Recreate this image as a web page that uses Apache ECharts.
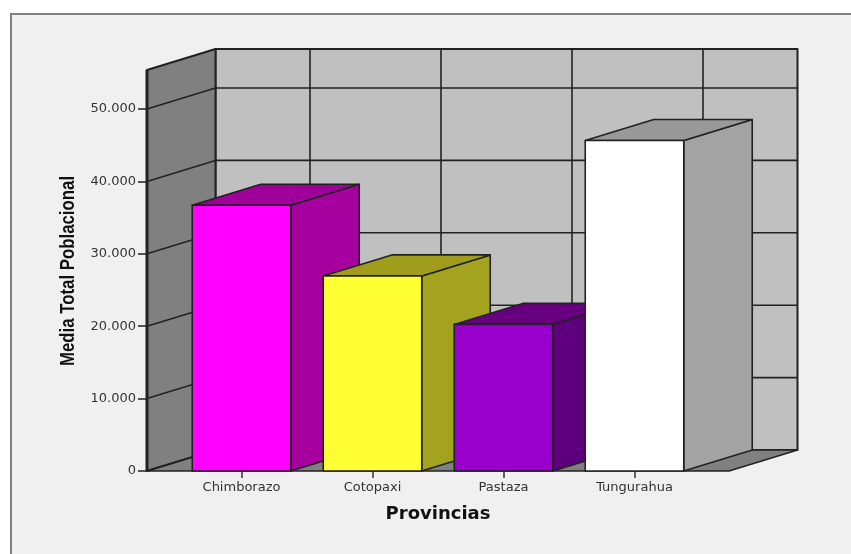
<!DOCTYPE html>
<html>
<head>
<meta charset="utf-8">
<style>html,body{margin:0;padding:0;background:#fff}#c{width:851px;height:554px}</style>
<script src="https://cdn.jsdelivr.net/npm/echarts@6/dist/echarts.min.js"></script>
</head>
<body>
<div id="c"></div>
<script>
// Average population per province
const categories = ['Chimborazo', 'Cotopaxi', 'Pastaza', 'Tungurahua'];
const values = [36700, 26950, 20250, 45650];
const yTicks = [0, 10000, 20000, 30000, 40000, 50000];
const yMax = 55390;
const yTitle = 'Media Total Poblacional';

// Face colours of each box: front, side, top
const frontColors = ['#ff00ff', '#ffff33', '#9900cc', '#ffffff'];
const sideColors = ['#a6009f', '#a3a31f', '#5e007e', '#a3a3a3'];
const topColors = ['#a0009a', '#a09c1c', '#66007e', '#999999'];

// Oblique projection used for depth, and the frame padding beside the bands
const DX = 68.5, DY = -21;
const PAD = 29;
const BAR_RATIO = 0.752;
const EDGE = '#222222';

function poly(points, fill, width) {
  return {
    type: 'polygon',
    shape: { points },
    style: { fill, stroke: EDGE, lineWidth: width === undefined ? 1.6 : width, lineJoin: 'round' }
  };
}
function seg(x1, y1, x2, y2, width) {
  return {
    type: 'line',
    shape: { x1, y1, x2, y2 },
    style: { stroke: EDGE, lineWidth: width, fill: null }
  };
}

// Back wall, left wall, floor and their grid lines
function renderWalls(params, api) {
  const cs = params.coordSys;
  const left = cs.x - PAD, right = cs.x + cs.width + PAD;
  const top = cs.y, base = cs.y + cs.height;
  const kids = [
    poly([[left + DX, top + DY], [right + DX, top + DY], [right + DX, base + DY], [left + DX, base + DY]], '#c0c0c0', 2),
    poly([[left, top], [left + DX, top + DY], [left + DX, base + DY], [left, base]], '#808080', 2),
    poly([[left, base], [left + DX, base + DY], [right + DX, base + DY], [right, base]], '#808080', 1.6)
  ];
  yTicks.forEach(function (t) {
    const y = api.coord([0, t])[1];
    kids.push(seg(left, y, left + DX, y + DY, 1.6));
    if (t > 0) kids.push(seg(left + DX, y + DY, right + DX, y + DY, 1.6));
  });
  categories.forEach(function (c, i) {
    const x = api.coord([i, 0])[0];
    kids.push(seg(x + DX, top + DY, x + DX, base + DY, 1.6));
  });
  kids.push(seg(left, top, left, base, 3));
  return { type: 'group', children: kids };
}

// One oblique box per category
function renderBox(params, api) {
  const i = api.value(0);
  const p0 = api.coord([i, 0]);
  const p1 = api.coord([i, api.value(1)]);
  const w = api.size([1, 0])[0] * BAR_RATIO;
  const x0 = p0[0] - w / 2, x1 = p0[0] + w / 2;
  const yb = p0[1], yt = p1[1];
  return {
    type: 'group',
    children: [
      poly([[x1, yb], [x1 + DX, yb + DY], [x1 + DX, yt + DY], [x1, yt]], sideColors[i]),
      poly([[x0, yt], [x0 + DX, yt + DY], [x1 + DX, yt + DY], [x1, yt]], topColors[i]),
      poly([[x0, yb], [x0, yt], [x1, yt], [x1, yb]], frontColors[i])
    ]
  };
}

const chart = echarts.init(document.getElementById('c'), null, { renderer: 'canvas' });
chart.setOption({
  animation: false,
  backgroundColor: '#ffffff',
  graphic: [{
    type: 'rect',
    silent: true,
    z: -1,
    shape: { x: 11, y: 14, width: 900, height: 600 },
    style: { fill: '#f0f0f0', stroke: '#808080', lineWidth: 2 }
  }, {
    // Condensed vertical axis title
    type: 'text',
    silent: true,
    x: 68,
    y: 271,
    rotation: Math.PI / 2,
    scaleX: 0.84,
    style: {
      text: yTitle,
      fill: '#111',
      font: 'bold 20px "Liberation Sans"',
      textAlign: 'center',
      textVerticalAlign: 'middle'
    }
  }],
  grid: { left: 176, width: 524, top: 70, bottom: 83, containLabel: false },
  xAxis: {
    type: 'category',
    data: categories,
    axisLine: { show: false },
    axisTick: { show: true, alignWithLabel: true, length: 7, lineStyle: { color: '#333', width: 1.5 } },
    axisLabel: { color: '#333', fontFamily: 'DejaVu Sans', fontSize: 13, margin: 10 },
    name: 'Provincias',
    nameLocation: 'middle',
    nameGap: 34,
    nameTextStyle: { color: '#111', fontFamily: 'DejaVu Sans', fontWeight: 'bold', fontSize: 18 }
  },
  yAxis: {
    type: 'value',
    min: 0,
    max: yMax,
    offset: PAD,
    splitLine: { show: false },
    axisLine: { show: false },
    axisTick: { show: true, customValues: yTicks, length: 9, lineStyle: { color: '#222', width: 1.5 } },
    axisLabel: {
      customValues: yTicks,
      color: '#333',
      fontFamily: 'DejaVu Sans',
      fontSize: 13,
      margin: 11,
      padding: [6, 0, 0, 0],
      formatter: function (v) { return String(v).replace(/\B(?=(\d{3})+$)/g, '.'); }
    }
  },
  series: [
    { type: 'custom', silent: true, z: 1, clip: false, renderItem: renderWalls, data: [[0, 0]], encode: { x: 0, y: 1 } },
    {
      type: 'custom', silent: true, z: 2, clip: false, renderItem: renderBox,
      data: categories.map(function (c, i) { return [i, values[i]]; }),
      encode: { x: 0, y: 1 }
    }
  ]
});
</script>
</body>
</html>
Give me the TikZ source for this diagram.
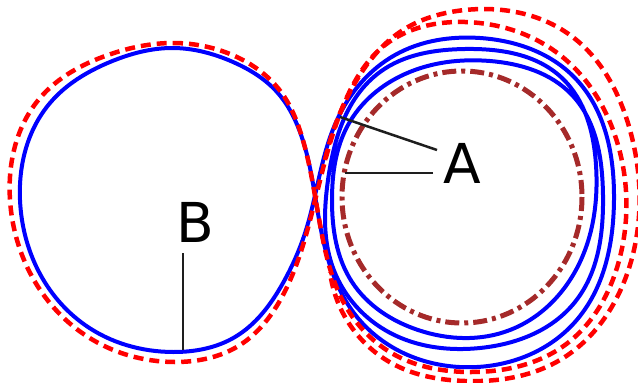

> **Challenge**
Using the material above, set down every line exactly, but skip the pictures.

> **Finished task**
Recreate this image as a web page that uses Apache ECharts.
<!DOCTYPE html>
<html>
<head>
<meta charset="utf-8">
<style>html,body{margin:0;padding:0;background:#fff}#c{width:851px;height:554px}</style>
<script src="https://cdn.jsdelivr.net/npm/echarts@6/dist/echarts.min.js"></script>
</head>
<body>
<div id="c"></div>
<script>
// Average population per province
const categories = ['Chimborazo', 'Cotopaxi', 'Pastaza', 'Tungurahua'];
const values = [36700, 26950, 20250, 45650];
const yTicks = [0, 10000, 20000, 30000, 40000, 50000];
const yMax = 55390;
const yTitle = 'Media Total Poblacional';

// Face colours of each box: front, side, top
const frontColors = ['#ff00ff', '#ffff33', '#9900cc', '#ffffff'];
const sideColors = ['#a6009f', '#a3a31f', '#5e007e', '#a3a3a3'];
const topColors = ['#a0009a', '#a09c1c', '#66007e', '#999999'];

// Oblique projection used for depth, and the frame padding beside the bands
const DX = 68.5, DY = -21;
const PAD = 29;
const BAR_RATIO = 0.752;
const EDGE = '#222222';

function poly(points, fill, width) {
  return {
    type: 'polygon',
    shape: { points },
    style: { fill, stroke: EDGE, lineWidth: width === undefined ? 1.6 : width, lineJoin: 'round' }
  };
}
function seg(x1, y1, x2, y2, width) {
  return {
    type: 'line',
    shape: { x1, y1, x2, y2 },
    style: { stroke: EDGE, lineWidth: width, fill: null }
  };
}

// Back wall, left wall, floor and their grid lines
function renderWalls(params, api) {
  const cs = params.coordSys;
  const left = cs.x - PAD, right = cs.x + cs.width + PAD;
  const top = cs.y, base = cs.y + cs.height;
  const kids = [
    poly([[left + DX, top + DY], [right + DX, top + DY], [right + DX, base + DY], [left + DX, base + DY]], '#c0c0c0', 2),
    poly([[left, top], [left + DX, top + DY], [left + DX, base + DY], [left, base]], '#808080', 2),
    poly([[left, base], [left + DX, base + DY], [right + DX, base + DY], [right, base]], '#808080', 1.6)
  ];
  yTicks.forEach(function (t) {
    const y = api.coord([0, t])[1];
    kids.push(seg(left, y, left + DX, y + DY, 1.6));
    if (t > 0) kids.push(seg(left + DX, y + DY, right + DX, y + DY, 1.6));
  });
  categories.forEach(function (c, i) {
    const x = api.coord([i, 0])[0];
    kids.push(seg(x + DX, top + DY, x + DX, base + DY, 1.6));
  });
  kids.push(seg(left, top, left, base, 3));
  return { type: 'group', children: kids };
}

// One oblique box per category
function renderBox(params, api) {
  const i = api.value(0);
  const p0 = api.coord([i, 0]);
  const p1 = api.coord([i, api.value(1)]);
  const w = api.size([1, 0])[0] * BAR_RATIO;
  const x0 = p0[0] - w / 2, x1 = p0[0] + w / 2;
  const yb = p0[1], yt = p1[1];
  return {
    type: 'group',
    children: [
      poly([[x1, yb], [x1 + DX, yb + DY], [x1 + DX, yt + DY], [x1, yt]], sideColors[i]),
      poly([[x0, yt], [x0 + DX, yt + DY], [x1 + DX, yt + DY], [x1, yt]], topColors[i]),
      poly([[x0, yb], [x0, yt], [x1, yt], [x1, yb]], frontColors[i])
    ]
  };
}

const chart = echarts.init(document.getElementById('c'), null, { renderer: 'canvas' });
chart.setOption({
  animation: false,
  backgroundColor: '#ffffff',
  graphic: [{
    type: 'rect',
    silent: true,
    z: -1,
    shape: { x: 11, y: 14, width: 900, height: 600 },
    style: { fill: '#f0f0f0', stroke: '#808080', lineWidth: 2 }
  }, {
    // Condensed vertical axis title
    type: 'text',
    silent: true,
    x: 68,
    y: 271,
    rotation: Math.PI / 2,
    scaleX: 0.84,
    style: {
      text: yTitle,
      fill: '#111',
      font: 'bold 20px "Liberation Sans"',
      textAlign: 'center',
      textVerticalAlign: 'middle'
    }
  }],
  grid: { left: 176, width: 524, top: 70, bottom: 83, containLabel: false },
  xAxis: {
    type: 'category',
    data: categories,
    axisLine: { show: false },
    axisTick: { show: true, alignWithLabel: true, length: 7, lineStyle: { color: '#333', width: 1.5 } },
    axisLabel: { color: '#333', fontFamily: 'DejaVu Sans', fontSize: 13, margin: 10 },
    name: 'Provincias',
    nameLocation: 'middle',
    nameGap: 34,
    nameTextStyle: { color: '#111', fontFamily: 'DejaVu Sans', fontWeight: 'bold', fontSize: 18 }
  },
  yAxis: {
    type: 'value',
    min: 0,
    max: yMax,
    offset: PAD,
    splitLine: { show: false },
    axisLine: { show: false },
    axisTick: { show: true, customValues: yTicks, length: 9, lineStyle: { color: '#222', width: 1.5 } },
    axisLabel: {
      customValues: yTicks,
      color: '#333',
      fontFamily: 'DejaVu Sans',
      fontSize: 13,
      margin: 11,
      padding: [6, 0, 0, 0],
      formatter: function (v) { return String(v).replace(/\B(?=(\d{3})+$)/g, '.'); }
    }
  },
  series: [
    { type: 'custom', silent: true, z: 1, clip: false, renderItem: renderWalls, data: [[0, 0]], encode: { x: 0, y: 1 } },
    {
      type: 'custom', silent: true, z: 2, clip: false, renderItem: renderBox,
      data: categories.map(function (c, i) { return [i, values[i]]; }),
      encode: { x: 0, y: 1 }
    }
  ]
});
</script>
</body>
</html>
Give me the TikZ source for this diagram.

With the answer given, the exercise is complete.